Thursday, June 20Royal Holloway's offical student publication, est. 1986

SHAG Week: Abortion Rights in the UK

With free access to abortion in the UK, there is really nothing to fight for when it comes to reproductive rights.

Except this is not really the case. In Northern Ireland abortion is illegal even in the case of rape, incest or if the foetus has no chance of survival. Women are left by our government to raise their rapists child, or a child they cannot afford. The right for women to control what happens to their bodies is taken away; more shockingly the right for women to control their own bodies has been made illegal, holding a penalty of life imprisonment in Northern Ireland. Of course this does not stop women in desperate situations from trying to obtain an abortion. As the abortion charity ‘Women on Waves’ states: ‘No one can prevent all abortions. You can only eliminate safe abortions’. This has led to a huge amount of women harming themselves with intent to abort, or attempting clandestine abortions, at risks to their own lives.

Human rights law states abortion should be legal where it is necessary to protect the physical or mental health of the pregnant women and in the cases of rape, incest and fatal foetal abnormality. Why is the UK directly going against Human Rights law and failing to protect these vulnerable women?

The UK government says it is not their responsibility to address this, but for Stormont to decide since the devolution of power. Stormont says it’s not what the people of Northern Ireland want, however a recent survey shows that 7/10 people in Northern Ireland think an abortion should be available in cases of rape and incest and 3/5 think an abortion should be available when the foetus has no chance of survival.

The most recent case has highlighted the plight of a woman who was carrying a foetus formed with no skull. Under current Northern Irish law, this woman had to carry the baby to term as it would cause no risk to her physical health. She is expected to have scans every two weeks until the foetus dies, at which point she will be induced: A seriously traumatising situation to be forced into. She said: ‘’This is a dead body I’m being forced to carry in Northern Ireland because of this law.” showing clearly the mental anguish a ban on abortion causes for many women in Northern Ireland as 95% of women needing an abortion are stopped from having one.

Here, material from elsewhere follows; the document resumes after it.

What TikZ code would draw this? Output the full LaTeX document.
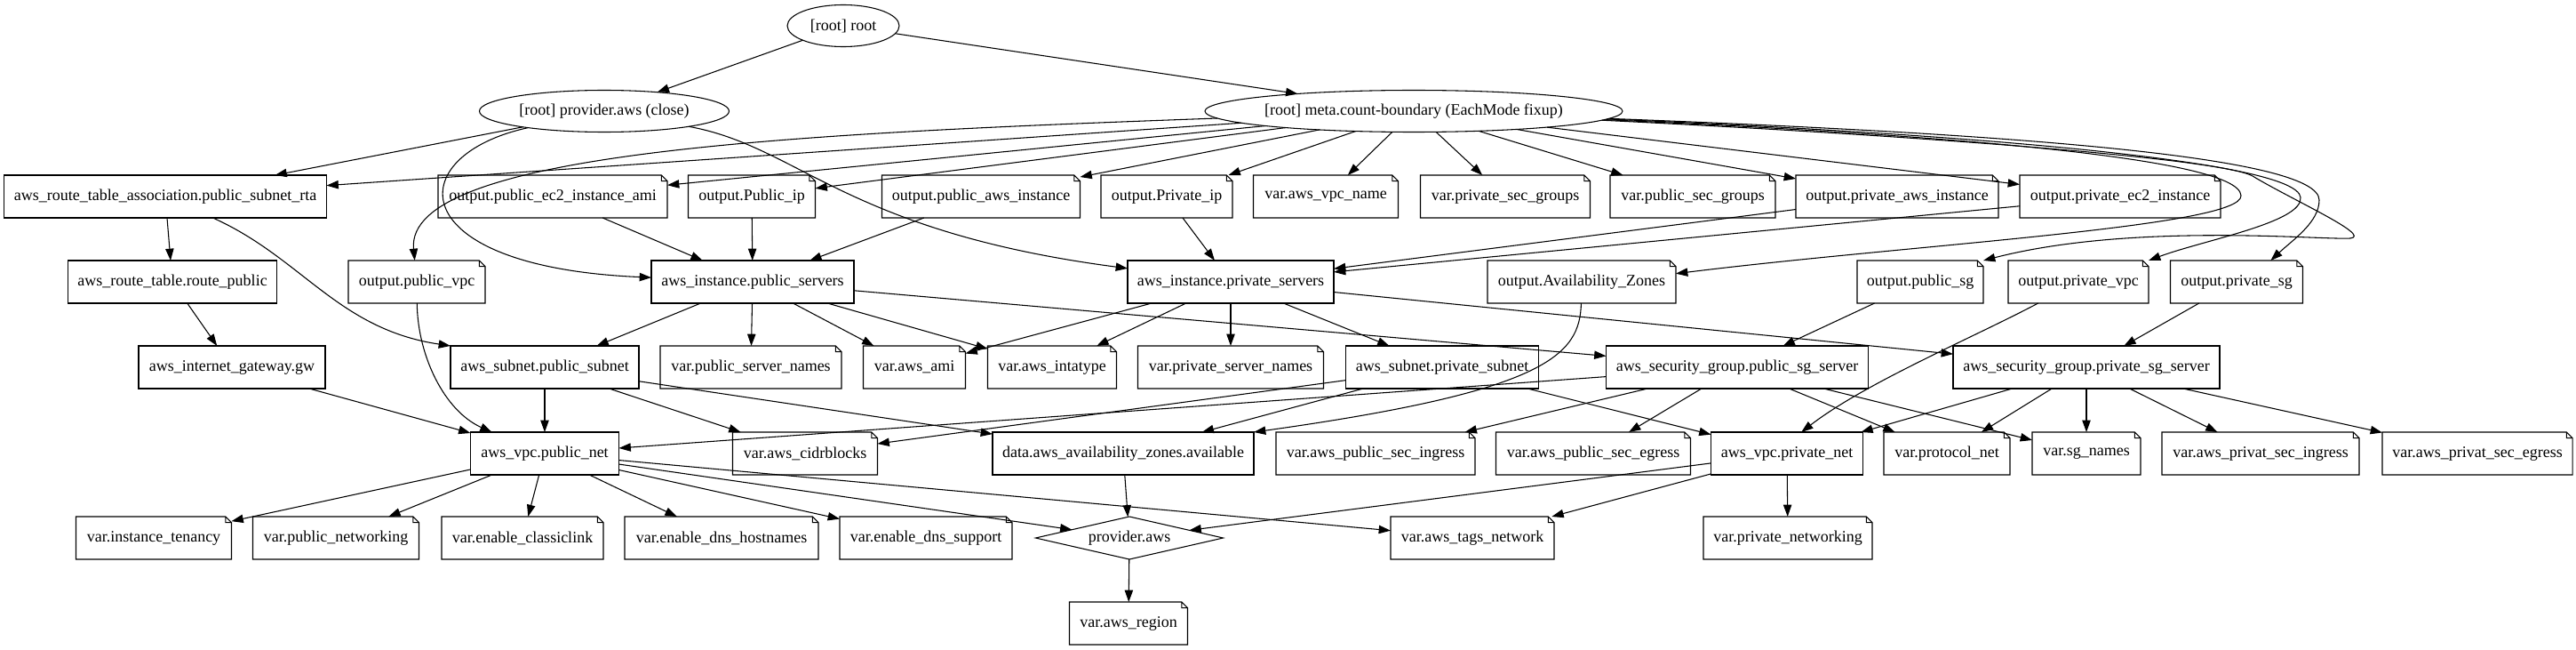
\documentclass[tikz,border=0pt]{standalone}
\usepackage{fontspec}
\setmainfont{Liberation Serif}
\usetikzlibrary{arrows.meta,shapes.geometric}
\makeatletter
\pgfdeclareshape{notefold}{
  \inheritsavedanchors[from=rectangle]
  \inheritanchorborder[from=rectangle]
  \inheritanchor[from=rectangle]{center}
  \inheritanchor[from=rectangle]{north}
  \inheritanchor[from=rectangle]{south}
  \inheritanchor[from=rectangle]{east}
  \inheritanchor[from=rectangle]{west}
  \inheritanchor[from=rectangle]{north east}
  \inheritanchor[from=rectangle]{north west}
  \inheritanchor[from=rectangle]{south east}
  \inheritanchor[from=rectangle]{south west}
  \backgroundpath{
    \southwest \pgf@xa=\pgf@x \pgf@ya=\pgf@y
    \northeast \pgf@xb=\pgf@x \pgf@yb=\pgf@y
    \pgf@xc=\pgf@xb \advance\pgf@xc by -5pt
    \pgf@yc=\pgf@yb \advance\pgf@yc by -5pt
    \pgfpathmoveto{\pgfqpoint{\pgf@xa}{\pgf@ya}}
    \pgfpathlineto{\pgfqpoint{\pgf@xa}{\pgf@yb}}
    \pgfpathlineto{\pgfqpoint{\pgf@xc}{\pgf@yb}}
    \pgfpathlineto{\pgfqpoint{\pgf@xb}{\pgf@yc}}
    \pgfpathlineto{\pgfqpoint{\pgf@xb}{\pgf@ya}}
    \pgfpathclose
    \pgfpathmoveto{\pgfqpoint{\pgf@xc}{\pgf@yb}}
    \pgfpathlineto{\pgfqpoint{\pgf@xc}{\pgf@yc}}
    \pgfpathlineto{\pgfqpoint{\pgf@xb}{\pgf@yc}}
  }
}
\makeatother
\begin{document}
\begin{tikzpicture}[x=0.75pt,y=-0.75pt,line width=0.8pt,
  every node/.style={font=\fontsize{13.5}{16}\selectfont, inner sep=0pt, outer sep=0pt, minimum height=36pt},
  rbox/.style={rectangle, draw},
  nbox/.style={notefold, draw},
  oval/.style={ellipse, draw, minimum height=35.25pt},
  dia/.style={diamond, draw, aspect=4.4},
  bw/.style={minimum width=#1*0.75pt},
  conn/.style={draw, -{Triangle[length=10pt,width=7pt]}}]
\fill[white] (0,0) rectangle (2899,731);
\useasboundingbox (0,0) rectangle (2899,731);
% row 0-1
\node[oval,bw=126] (root) at (949,29) {[root] root};
\node[oval,bw=281] (pclose) at (680,125) {[root] provider.aws (close)};
\node[oval,bw=470,inner xsep=-3pt] (meta) at (1591,125) {[root] meta.count-boundary (EachMode fixup)};
% row 2
\node[rbox,bw=363] (rta) at (186,221) {aws\_route\_table\_association.public\_subnet\_rta};
\node[nbox,bw=258] (oami) at (622,221) {output.public\_ec2\_instance\_ami};
\node[nbox,bw=143] (opubip) at (846,221) {output.Public\_ip};
\node[nbox,bw=223] (opubinst) at (1104,221) {output.public\_aws\_instance};
\node[nbox,bw=148] (oprivip) at (1313,221) {output.Private\_ip};
\node[nbox,bw=163] (vvpcname) at (1492,221) {var.aws\_vpc\_name};
\node[nbox,bw=191] (vprivsg) at (1694,221) {var.private\_sec\_groups};
\node[nbox,bw=186] (vpubsg) at (1905,221) {var.public\_sec\_groups};
\node[nbox,bw=228] (oprivinst) at (2135,221) {output.private\_aws\_instance};
\node[nbox,bw=226] (oprivec2) at (2386,221) {output.private\_ec2\_instance};
% row 3
\node[rbox,bw=235] (rtpub) at (194,317) {aws\_route\_table.route\_public};
\node[nbox,bw=154] (opubvpc) at (469,317) {output.public\_vpc};
\node[rbox,bw=228] (pubsrv) at (847,317) {aws\_instance.public\_servers};
\node[rbox,bw=232] (privsrv) at (1385,317) {aws\_instance.private\_servers};
\node[nbox,bw=212] (oaz) at (1780,317) {output.Availability\_Zones};
\node[nbox,bw=142] (opubsg) at (2161,317) {output.public\_sg};
\node[nbox,bw=158] (oprivvpc) at (2339,317) {output.private\_vpc};
\node[nbox,bw=149] (oprivsgo) at (2517,317) {output.private\_sg};
% row 4
\node[rbox,bw=210] (igw) at (261,413) {aws\_internet\_gateway.gw};
\node[rbox,bw=212] (pubsub) at (613,413) {aws\_subnet.public\_subnet};
\node[nbox,bw=204] (vpubnames) at (845,413) {var.public\_server\_names};
\node[nbox,bw=115] (vami) at (1029,413) {var.aws\_ami};
\node[nbox,bw=145] (vinst) at (1184,413) {var.aws\_intatype};
\node[nbox,bw=209] (vprivnames) at (1385,413) {var.private\_server\_names};
\node[rbox,bw=217] (privsub) at (1623,413) {aws\_subnet.private\_subnet};
\node[rbox,bw=295] (pubsgs) at (1955,413) {aws\_security\_group.public\_sg\_server};
\node[rbox,bw=300] (privsgs) at (2348,413) {aws\_security\_group.private\_sg\_server};
% row 5
\node[rbox,bw=167] (pubnet) at (613,510) {aws\_vpc.public\_net};
\node[nbox,bw=163] (vcidr) at (906,510) {var.aws\_cidrblocks};
\node[rbox,bw=294] (daz) at (1264,510) {data.aws\_availability\_zones.available};
\node[nbox,bw=224] (vpubin) at (1548,510) {var.aws\_public\_sec\_ingress};
\node[nbox,bw=219] (vpubeg) at (1793,510) {var.aws\_public\_sec\_egress};
\node[rbox,bw=171] (privnet) at (2011,510) {aws\_vpc.private\_net};
\node[nbox,bw=142] (vproto) at (2191,510) {var.protocol\_net};
\node[nbox,bw=122] (vsgn) at (2348,510) {var.sg\_names};
\node[nbox,bw=222] (vprivin) at (2544,510) {var.aws\_privat\_sec\_ingress};
\node[nbox,bw=214] (vpriveg) at (2788,510) {var.aws\_privat\_sec\_egress};
% row 6
\node[nbox,bw=175] (vten) at (173,605) {var.instance\_tenancy};
\node[nbox,bw=187] (vpubnw) at (378,605) {var.public\_networking};
\node[nbox,bw=182] (vcl) at (588,605) {var.enable\_classiclink};
\node[nbox,bw=218] (vdnsh) at (812,605) {var.enable\_dns\_hostnames};
\node[nbox,bw=194] (vdnss) at (1042,605) {var.enable\_dns\_support};
\node[dia,bw=211] (prov) at (1271,605) {provider.aws};
\node[nbox,bw=184] (vtags) at (1657,605) {var.aws\_tags\_network};
\node[nbox,bw=190] (vprivnw) at (2012,605) {var.private\_networking};
% row 7
\node[nbox,bw=133] (vregion) at (1270,701) {var.aws\_region};
% straight connectors
\foreach \a/\b in {root/pclose, root/meta, pclose/rta, meta/rta, meta/oami, meta/opubip,
  meta/opubinst, meta/oprivip, meta/vvpcname, meta/vprivsg, meta/vpubsg, meta/oprivinst,
  meta/oprivec2, rta/rtpub, oami/pubsrv, opubip/pubsrv, opubinst/pubsrv, oprivip/privsrv,
  oprivinst/privsrv, oprivec2/privsrv, opubsg/pubsgs, oprivsgo/privsgs, rtpub/igw, igw/pubnet,
  pubsrv/pubsub, pubsrv/vpubnames, pubsrv/vami, pubsrv/vinst, pubsrv/pubsgs, privsrv/vami,
  privsrv/vinst, privsrv/vprivnames, privsrv/privsub, privsrv/privsgs, pubsub/pubnet,
  pubsub/vcidr, pubsub/daz, privsub/vcidr, privsub/daz, privsub/privnet, pubsgs/pubnet,
  pubsgs/vpubin, pubsgs/vpubeg, pubsgs/vproto, pubsgs/vsgn, privsgs/privnet, privsgs/vproto,
  privsgs/vsgn, privsgs/vprivin, privsgs/vpriveg, pubnet/vten, pubnet/vpubnw, pubnet/vcl,
  pubnet/vdnsh, pubnet/vdnss, pubnet/prov, pubnet/vtags, daz/prov, privnet/prov,
  privnet/vtags, privnet/vprivnw, prov/vregion}
  \draw[conn] (\a) -- (\b);
% curved connectors
\draw[conn] (pclose) .. controls (450,175) and (450,300) .. (pubsrv);
\draw[conn] (pclose) .. controls (900,165) and (950,260) .. (privsrv);
\draw[conn] (meta) .. controls (900,150) and (455,170) .. (opubvpc);
\draw[conn] (meta) .. controls (2150,150) and (2520,175) .. (2522,220) .. controls (2524,255) and (2150,275) .. (oaz.5);
\draw[conn] (meta) .. controls (2150,152) and (2500,178) .. (2535,198) .. controls (2580,225) and (2670,265) .. (2645,268) .. controls (2610,270) and (2400,250) .. (opubsg.north east);
\draw[conn] (meta) .. controls (2200,150) and (2585,180) .. (2589,222) .. controls (2592,250) and (2480,270) .. (oprivvpc.north east);
\draw[conn] (meta) .. controls (2250,150) and (2610,175) .. (2610,225) .. controls (2610,250) and (2580,270) .. (oprivsgo.32);
\draw[conn] (rta) .. controls (340,290) and (380,370) .. (pubsub.north west);
\draw[conn] (opubvpc) .. controls (470,400) and (500,462) .. (pubnet.158);
\draw[conn] (oaz) .. controls (1778,400) and (1740,440) .. (daz.north east);
\draw[conn] (oprivvpc) .. controls (2220,380) and (2100,430) .. (privnet.56);
\end{tikzpicture}
\end{document}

So we can see that the fight for a woman’s reproductive rights is something we are far from achieving, when so many women in the UK are put at risk by archaic laws. Luckily, there has never been a better time to tell the government that this is unacceptable. Northern Ireland’s Department of Justice is currently reviewing its laws on access to abortion with a public consultation. Let our government know, in the run up to the elections, that the right to free contraceptives, sex education and free accessible abortion is needed everywhere in the UK.